Dessert, an excellent pairing of a chestnut vanilla créme brúlée with vanilla infused bourbon, came from Edible Stories. The loosely linked short-story collection departs from the studiously researched, sweeping histories that Kurlansky is known for. Those familiar with his typically sure-footed, methodically clear prose will be surprised to find Edible Stories dominated by an uneven comic pacing. But his ear for the fascinating relationships between people and food is sharp as ever. The strength of these stories lies in their genuinely witty dialogue, perhaps the product of his early work and training as a playwright.

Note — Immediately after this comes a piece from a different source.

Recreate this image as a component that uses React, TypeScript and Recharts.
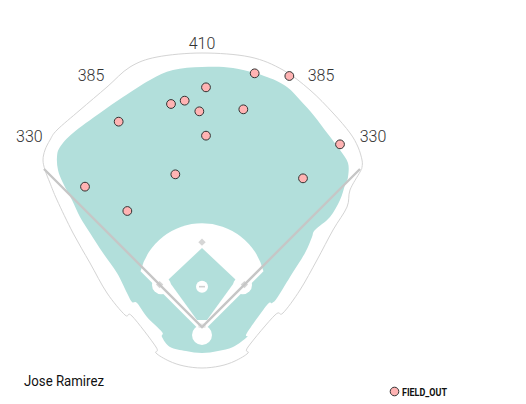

As the créme brúlée arrived on the dining room tables, Winfrey chimed her glass once more. Kurlansky rose again from his table to address the crowd. He read one of the best from Edible Stories, a Thanksgiving-gone-wrong tale of veganism and a failed Tofurkey. The humorous strength of the dialogue was even more apparent out loud. In between bursts of laughter, the dining room clinked with the rattle of spoons against dishes, the sounds of an audience appreciating both the plate and the page.